== Objective ==
Give back exactly the lines from the beginning of the listing below to the line holding "width=152pt, minimum height=28pt]", both ends included; the pictures stay out.
* Begin Data segment *
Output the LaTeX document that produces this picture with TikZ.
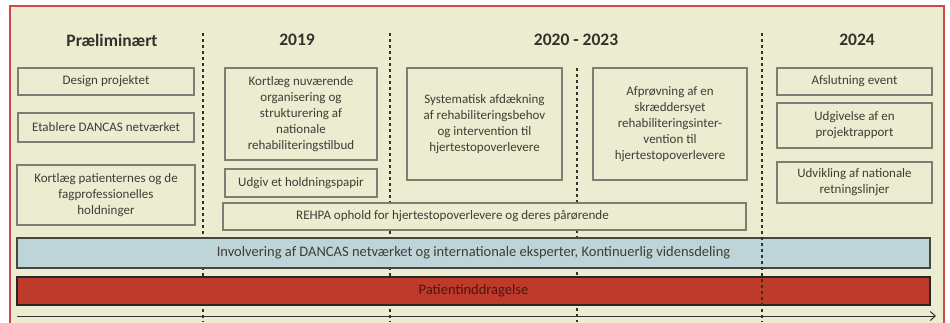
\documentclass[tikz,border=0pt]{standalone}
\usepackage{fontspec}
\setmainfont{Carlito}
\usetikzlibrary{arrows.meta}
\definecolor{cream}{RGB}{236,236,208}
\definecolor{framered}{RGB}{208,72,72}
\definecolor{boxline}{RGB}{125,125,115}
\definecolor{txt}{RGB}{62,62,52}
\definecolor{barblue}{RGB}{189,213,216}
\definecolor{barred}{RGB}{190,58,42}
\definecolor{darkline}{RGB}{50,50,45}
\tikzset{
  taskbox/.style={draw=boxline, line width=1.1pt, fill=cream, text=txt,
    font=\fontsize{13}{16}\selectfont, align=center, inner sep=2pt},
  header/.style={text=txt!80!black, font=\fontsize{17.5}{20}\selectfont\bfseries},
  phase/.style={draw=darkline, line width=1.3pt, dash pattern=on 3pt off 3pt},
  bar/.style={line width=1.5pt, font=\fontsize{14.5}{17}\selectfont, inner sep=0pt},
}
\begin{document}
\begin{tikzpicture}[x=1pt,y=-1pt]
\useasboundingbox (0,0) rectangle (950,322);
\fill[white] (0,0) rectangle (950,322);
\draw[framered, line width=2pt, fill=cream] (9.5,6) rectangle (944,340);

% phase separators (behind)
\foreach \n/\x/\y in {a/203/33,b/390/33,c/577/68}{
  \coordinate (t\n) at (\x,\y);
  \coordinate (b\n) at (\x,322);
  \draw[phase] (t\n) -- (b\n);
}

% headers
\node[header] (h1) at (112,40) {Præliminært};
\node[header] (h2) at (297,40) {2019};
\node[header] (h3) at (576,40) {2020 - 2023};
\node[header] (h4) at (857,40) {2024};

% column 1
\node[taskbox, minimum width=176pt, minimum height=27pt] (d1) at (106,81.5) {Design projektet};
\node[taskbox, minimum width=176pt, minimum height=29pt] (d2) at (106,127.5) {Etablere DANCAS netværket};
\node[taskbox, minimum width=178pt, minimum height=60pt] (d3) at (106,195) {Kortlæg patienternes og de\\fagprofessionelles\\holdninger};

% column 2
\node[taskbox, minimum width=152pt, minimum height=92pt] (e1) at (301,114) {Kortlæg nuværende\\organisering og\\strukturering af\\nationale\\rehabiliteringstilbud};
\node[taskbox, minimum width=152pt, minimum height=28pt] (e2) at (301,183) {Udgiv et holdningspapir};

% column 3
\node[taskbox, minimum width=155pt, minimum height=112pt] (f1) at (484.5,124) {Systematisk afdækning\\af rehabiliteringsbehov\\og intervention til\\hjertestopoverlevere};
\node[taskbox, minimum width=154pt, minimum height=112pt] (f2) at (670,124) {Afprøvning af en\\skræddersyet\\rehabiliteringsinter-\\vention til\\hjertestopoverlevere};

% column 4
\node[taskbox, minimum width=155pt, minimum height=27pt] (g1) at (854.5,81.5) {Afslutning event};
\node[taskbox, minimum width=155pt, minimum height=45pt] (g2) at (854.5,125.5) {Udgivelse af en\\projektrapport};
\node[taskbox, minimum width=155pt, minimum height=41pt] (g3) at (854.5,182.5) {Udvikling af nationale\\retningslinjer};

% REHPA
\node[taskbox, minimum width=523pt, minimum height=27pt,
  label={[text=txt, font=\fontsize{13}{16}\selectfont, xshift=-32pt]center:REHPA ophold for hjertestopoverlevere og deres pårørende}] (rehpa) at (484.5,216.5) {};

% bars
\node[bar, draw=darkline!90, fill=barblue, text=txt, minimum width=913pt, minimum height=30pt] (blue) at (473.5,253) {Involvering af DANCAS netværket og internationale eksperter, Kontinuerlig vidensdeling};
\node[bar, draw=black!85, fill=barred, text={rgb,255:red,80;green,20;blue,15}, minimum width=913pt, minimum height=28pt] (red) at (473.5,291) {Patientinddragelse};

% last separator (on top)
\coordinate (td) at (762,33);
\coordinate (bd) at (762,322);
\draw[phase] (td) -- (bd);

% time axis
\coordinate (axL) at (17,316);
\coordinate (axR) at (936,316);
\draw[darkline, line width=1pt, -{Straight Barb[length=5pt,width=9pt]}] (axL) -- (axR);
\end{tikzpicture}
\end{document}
* End Data segment *
== Complete answer ==
Output the LaTeX document that produces this picture with TikZ.
\documentclass[tikz,border=0pt]{standalone}
\usepackage{fontspec}
\setmainfont{Carlito}
\usetikzlibrary{arrows.meta}
\definecolor{cream}{RGB}{236,236,208}
\definecolor{framered}{RGB}{208,72,72}
\definecolor{boxline}{RGB}{125,125,115}
\definecolor{txt}{RGB}{62,62,52}
\definecolor{barblue}{RGB}{189,213,216}
\definecolor{barred}{RGB}{190,58,42}
\definecolor{darkline}{RGB}{50,50,45}
\tikzset{
  taskbox/.style={draw=boxline, line width=1.1pt, fill=cream, text=txt,
    font=\fontsize{13}{16}\selectfont, align=center, inner sep=2pt},
  header/.style={text=txt!80!black, font=\fontsize{17.5}{20}\selectfont\bfseries},
  phase/.style={draw=darkline, line width=1.3pt, dash pattern=on 3pt off 3pt},
  bar/.style={line width=1.5pt, font=\fontsize{14.5}{17}\selectfont, inner sep=0pt},
}
\begin{document}
\begin{tikzpicture}[x=1pt,y=-1pt]
\useasboundingbox (0,0) rectangle (950,322);
\fill[white] (0,0) rectangle (950,322);
\draw[framered, line width=2pt, fill=cream] (9.5,6) rectangle (944,340);

% phase separators (behind)
\foreach \n/\x/\y in {a/203/33,b/390/33,c/577/68}{
  \coordinate (t\n) at (\x,\y);
  \coordinate (b\n) at (\x,322);
  \draw[phase] (t\n) -- (b\n);
}

% headers
\node[header] (h1) at (112,40) {Præliminært};
\node[header] (h2) at (297,40) {2019};
\node[header] (h3) at (576,40) {2020 - 2023};
\node[header] (h4) at (857,40) {2024};

% column 1
\node[taskbox, minimum width=176pt, minimum height=27pt] (d1) at (106,81.5) {Design projektet};
\node[taskbox, minimum width=176pt, minimum height=29pt] (d2) at (106,127.5) {Etablere DANCAS netværket};
\node[taskbox, minimum width=178pt, minimum height=60pt] (d3) at (106,195) {Kortlæg patienternes og de\\fagprofessionelles\\holdninger};

% column 2
\node[taskbox, minimum width=152pt, minimum height=92pt] (e1) at (301,114) {Kortlæg nuværende\\organisering og\\strukturering af\\nationale\\rehabiliteringstilbud};
\node[taskbox, minimum width=152pt, minimum height=28pt] (e2) at (301,183) {Udgiv et holdningspapir};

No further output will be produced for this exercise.